SET PROBLEM: Set down the material exactly as given, please, from its first line through the line that includes "446, 383, 350, 326, 305, 288]".

INFORMATION GIVEN:
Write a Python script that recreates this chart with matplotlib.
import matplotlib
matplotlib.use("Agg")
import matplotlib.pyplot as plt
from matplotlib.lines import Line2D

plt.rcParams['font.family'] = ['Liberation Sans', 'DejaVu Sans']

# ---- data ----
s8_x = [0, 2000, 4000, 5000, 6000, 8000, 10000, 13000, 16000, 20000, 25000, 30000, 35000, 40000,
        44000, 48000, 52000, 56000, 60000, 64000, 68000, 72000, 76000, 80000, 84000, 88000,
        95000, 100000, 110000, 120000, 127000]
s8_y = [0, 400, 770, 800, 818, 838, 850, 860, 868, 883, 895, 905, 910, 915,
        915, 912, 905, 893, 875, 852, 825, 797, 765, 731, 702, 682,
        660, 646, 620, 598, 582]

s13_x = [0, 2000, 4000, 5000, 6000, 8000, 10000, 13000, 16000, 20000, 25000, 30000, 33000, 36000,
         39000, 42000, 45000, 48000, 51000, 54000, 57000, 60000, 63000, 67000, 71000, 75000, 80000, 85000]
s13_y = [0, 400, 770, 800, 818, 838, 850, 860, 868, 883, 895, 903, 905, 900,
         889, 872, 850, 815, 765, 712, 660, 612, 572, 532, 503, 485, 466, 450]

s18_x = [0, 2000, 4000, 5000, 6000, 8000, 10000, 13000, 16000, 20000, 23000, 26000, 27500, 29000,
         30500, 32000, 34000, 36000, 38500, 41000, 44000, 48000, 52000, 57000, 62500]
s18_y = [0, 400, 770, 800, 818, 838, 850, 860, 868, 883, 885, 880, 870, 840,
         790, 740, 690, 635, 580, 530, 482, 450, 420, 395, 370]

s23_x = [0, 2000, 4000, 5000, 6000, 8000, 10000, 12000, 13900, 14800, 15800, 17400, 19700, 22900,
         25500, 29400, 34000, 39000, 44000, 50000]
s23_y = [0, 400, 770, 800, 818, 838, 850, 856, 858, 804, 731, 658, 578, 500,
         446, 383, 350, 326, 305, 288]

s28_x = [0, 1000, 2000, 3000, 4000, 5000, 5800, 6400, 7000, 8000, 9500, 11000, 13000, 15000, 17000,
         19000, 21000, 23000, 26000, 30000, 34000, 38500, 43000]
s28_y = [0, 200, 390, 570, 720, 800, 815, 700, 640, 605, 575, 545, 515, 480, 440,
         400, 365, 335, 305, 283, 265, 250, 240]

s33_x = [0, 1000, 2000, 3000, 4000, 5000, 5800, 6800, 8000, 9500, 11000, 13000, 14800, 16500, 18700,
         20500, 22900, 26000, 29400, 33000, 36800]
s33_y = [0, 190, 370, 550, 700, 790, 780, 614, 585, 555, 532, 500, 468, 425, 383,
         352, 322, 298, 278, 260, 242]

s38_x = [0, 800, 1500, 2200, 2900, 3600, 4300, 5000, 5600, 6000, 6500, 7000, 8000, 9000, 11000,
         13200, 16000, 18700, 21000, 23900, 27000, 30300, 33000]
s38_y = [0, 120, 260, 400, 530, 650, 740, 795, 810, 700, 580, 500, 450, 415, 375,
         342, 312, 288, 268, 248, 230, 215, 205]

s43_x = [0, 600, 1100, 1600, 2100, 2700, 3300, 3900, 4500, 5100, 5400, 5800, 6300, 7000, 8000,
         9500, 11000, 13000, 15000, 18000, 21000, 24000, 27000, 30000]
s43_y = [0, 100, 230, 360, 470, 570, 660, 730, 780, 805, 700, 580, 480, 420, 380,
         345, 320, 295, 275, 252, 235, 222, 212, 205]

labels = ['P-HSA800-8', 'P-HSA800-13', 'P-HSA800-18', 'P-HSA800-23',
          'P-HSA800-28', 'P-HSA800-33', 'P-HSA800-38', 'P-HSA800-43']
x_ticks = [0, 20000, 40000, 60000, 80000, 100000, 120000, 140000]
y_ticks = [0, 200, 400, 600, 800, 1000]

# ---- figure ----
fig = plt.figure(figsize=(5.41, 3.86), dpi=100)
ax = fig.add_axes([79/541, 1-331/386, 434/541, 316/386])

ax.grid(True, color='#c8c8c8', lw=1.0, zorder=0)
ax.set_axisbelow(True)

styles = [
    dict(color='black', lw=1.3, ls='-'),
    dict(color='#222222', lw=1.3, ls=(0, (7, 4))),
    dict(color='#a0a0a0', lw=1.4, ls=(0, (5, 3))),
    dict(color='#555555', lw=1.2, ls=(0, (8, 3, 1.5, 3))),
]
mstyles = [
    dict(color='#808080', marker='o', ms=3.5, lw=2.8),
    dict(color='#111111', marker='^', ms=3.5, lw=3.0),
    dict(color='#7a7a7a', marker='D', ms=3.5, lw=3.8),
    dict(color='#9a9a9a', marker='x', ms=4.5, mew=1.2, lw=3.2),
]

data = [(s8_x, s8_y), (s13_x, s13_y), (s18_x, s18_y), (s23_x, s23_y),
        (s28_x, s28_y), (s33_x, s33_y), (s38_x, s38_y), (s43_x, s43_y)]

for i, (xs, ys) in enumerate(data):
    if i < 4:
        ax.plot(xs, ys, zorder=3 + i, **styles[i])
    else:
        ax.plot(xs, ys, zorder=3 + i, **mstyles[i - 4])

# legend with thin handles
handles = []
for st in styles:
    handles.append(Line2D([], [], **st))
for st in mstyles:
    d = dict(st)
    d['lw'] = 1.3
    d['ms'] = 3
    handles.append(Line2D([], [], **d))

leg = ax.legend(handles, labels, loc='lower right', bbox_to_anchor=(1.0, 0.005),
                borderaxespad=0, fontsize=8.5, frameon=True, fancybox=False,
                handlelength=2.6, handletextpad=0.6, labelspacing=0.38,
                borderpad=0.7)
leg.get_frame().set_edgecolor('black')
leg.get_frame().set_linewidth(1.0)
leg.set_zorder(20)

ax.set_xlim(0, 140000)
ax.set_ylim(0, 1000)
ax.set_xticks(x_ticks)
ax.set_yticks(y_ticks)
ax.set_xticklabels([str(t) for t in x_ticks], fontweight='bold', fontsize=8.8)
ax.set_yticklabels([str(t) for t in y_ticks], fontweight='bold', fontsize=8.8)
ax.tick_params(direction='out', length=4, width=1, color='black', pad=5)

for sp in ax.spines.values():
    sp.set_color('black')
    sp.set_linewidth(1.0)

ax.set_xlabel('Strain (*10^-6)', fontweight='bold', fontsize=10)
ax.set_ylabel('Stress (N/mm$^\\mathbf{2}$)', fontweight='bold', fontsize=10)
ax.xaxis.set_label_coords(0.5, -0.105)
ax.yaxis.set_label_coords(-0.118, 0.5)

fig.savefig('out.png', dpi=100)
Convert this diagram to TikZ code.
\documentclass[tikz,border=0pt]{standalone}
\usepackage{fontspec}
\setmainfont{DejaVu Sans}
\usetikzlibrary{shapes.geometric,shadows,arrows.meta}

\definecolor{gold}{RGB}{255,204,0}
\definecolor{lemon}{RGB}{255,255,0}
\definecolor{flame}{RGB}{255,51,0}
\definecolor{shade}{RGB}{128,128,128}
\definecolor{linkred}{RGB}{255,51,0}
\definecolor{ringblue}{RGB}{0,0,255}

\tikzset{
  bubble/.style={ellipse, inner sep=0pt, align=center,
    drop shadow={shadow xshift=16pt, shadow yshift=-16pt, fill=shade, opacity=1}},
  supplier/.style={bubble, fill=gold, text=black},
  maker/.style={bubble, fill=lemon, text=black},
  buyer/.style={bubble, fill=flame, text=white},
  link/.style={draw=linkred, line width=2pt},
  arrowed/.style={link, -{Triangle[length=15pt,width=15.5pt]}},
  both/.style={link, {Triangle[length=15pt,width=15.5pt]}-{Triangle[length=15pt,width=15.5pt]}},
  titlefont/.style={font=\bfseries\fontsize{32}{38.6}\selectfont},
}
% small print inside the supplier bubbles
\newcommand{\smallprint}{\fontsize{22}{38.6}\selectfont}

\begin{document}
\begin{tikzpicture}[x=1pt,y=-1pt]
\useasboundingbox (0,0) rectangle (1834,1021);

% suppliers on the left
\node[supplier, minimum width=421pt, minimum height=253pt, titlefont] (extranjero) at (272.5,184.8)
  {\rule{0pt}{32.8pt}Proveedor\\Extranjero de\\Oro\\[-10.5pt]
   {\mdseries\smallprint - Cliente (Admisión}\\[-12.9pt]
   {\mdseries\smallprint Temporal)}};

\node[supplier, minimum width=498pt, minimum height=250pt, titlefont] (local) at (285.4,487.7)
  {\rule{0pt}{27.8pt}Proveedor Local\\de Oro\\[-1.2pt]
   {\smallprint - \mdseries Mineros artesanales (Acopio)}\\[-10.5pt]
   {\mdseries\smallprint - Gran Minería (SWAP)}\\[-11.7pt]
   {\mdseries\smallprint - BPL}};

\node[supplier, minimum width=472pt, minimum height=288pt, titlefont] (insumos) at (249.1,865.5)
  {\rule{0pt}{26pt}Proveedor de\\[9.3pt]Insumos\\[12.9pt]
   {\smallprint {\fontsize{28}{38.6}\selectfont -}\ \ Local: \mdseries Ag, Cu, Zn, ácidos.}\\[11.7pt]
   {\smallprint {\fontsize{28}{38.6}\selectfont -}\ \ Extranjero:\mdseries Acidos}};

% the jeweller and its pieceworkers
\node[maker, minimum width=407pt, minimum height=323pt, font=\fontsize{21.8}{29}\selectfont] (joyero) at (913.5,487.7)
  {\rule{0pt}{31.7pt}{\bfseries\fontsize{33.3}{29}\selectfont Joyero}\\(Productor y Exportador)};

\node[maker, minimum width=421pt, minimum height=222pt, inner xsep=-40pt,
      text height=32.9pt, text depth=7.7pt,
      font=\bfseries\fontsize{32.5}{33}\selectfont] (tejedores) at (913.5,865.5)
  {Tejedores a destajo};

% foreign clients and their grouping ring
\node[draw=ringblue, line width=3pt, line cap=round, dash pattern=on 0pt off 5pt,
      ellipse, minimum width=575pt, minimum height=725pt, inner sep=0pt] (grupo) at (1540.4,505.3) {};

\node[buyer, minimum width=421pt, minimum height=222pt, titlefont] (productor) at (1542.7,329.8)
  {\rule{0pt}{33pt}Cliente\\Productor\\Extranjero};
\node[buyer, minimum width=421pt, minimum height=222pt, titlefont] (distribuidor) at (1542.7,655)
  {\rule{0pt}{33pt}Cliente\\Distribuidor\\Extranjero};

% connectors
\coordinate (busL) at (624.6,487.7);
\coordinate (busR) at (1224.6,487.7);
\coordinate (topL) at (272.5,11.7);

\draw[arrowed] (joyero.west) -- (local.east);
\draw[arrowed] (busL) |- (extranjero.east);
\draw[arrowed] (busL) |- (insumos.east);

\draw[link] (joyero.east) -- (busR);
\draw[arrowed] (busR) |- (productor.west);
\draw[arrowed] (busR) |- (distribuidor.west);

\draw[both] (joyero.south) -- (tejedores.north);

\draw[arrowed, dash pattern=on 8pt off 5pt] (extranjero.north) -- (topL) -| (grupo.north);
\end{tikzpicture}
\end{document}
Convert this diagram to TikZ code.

COMPLETED TASK:
Write a Python script that recreates this chart with matplotlib.
import matplotlib
matplotlib.use("Agg")
import matplotlib.pyplot as plt
from matplotlib.lines import Line2D

plt.rcParams['font.family'] = ['Liberation Sans', 'DejaVu Sans']

# ---- data ----
s8_x = [0, 2000, 4000, 5000, 6000, 8000, 10000, 13000, 16000, 20000, 25000, 30000, 35000, 40000,
        44000, 48000, 52000, 56000, 60000, 64000, 68000, 72000, 76000, 80000, 84000, 88000,
        95000, 100000, 110000, 120000, 127000]
s8_y = [0, 400, 770, 800, 818, 838, 850, 860, 868, 883, 895, 905, 910, 915,
        915, 912, 905, 893, 875, 852, 825, 797, 765, 731, 702, 682,
        660, 646, 620, 598, 582]

s13_x = [0, 2000, 4000, 5000, 6000, 8000, 10000, 13000, 16000, 20000, 25000, 30000, 33000, 36000,
         39000, 42000, 45000, 48000, 51000, 54000, 57000, 60000, 63000, 67000, 71000, 75000, 80000, 85000]
s13_y = [0, 400, 770, 800, 818, 838, 850, 860, 868, 883, 895, 903, 905, 900,
         889, 872, 850, 815, 765, 712, 660, 612, 572, 532, 503, 485, 466, 450]

s18_x = [0, 2000, 4000, 5000, 6000, 8000, 10000, 13000, 16000, 20000, 23000, 26000, 27500, 29000,
         30500, 32000, 34000, 36000, 38500, 41000, 44000, 48000, 52000, 57000, 62500]
s18_y = [0, 400, 770, 800, 818, 838, 850, 860, 868, 883, 885, 880, 870, 840,
         790, 740, 690, 635, 580, 530, 482, 450, 420, 395, 370]

s23_x = [0, 2000, 4000, 5000, 6000, 8000, 10000, 12000, 13900, 14800, 15800, 17400, 19700, 22900,
         25500, 29400, 34000, 39000, 44000, 50000]
s23_y = [0, 400, 770, 800, 818, 838, 850, 856, 858, 804, 731, 658, 578, 500,
         446, 383, 350, 326, 305, 288]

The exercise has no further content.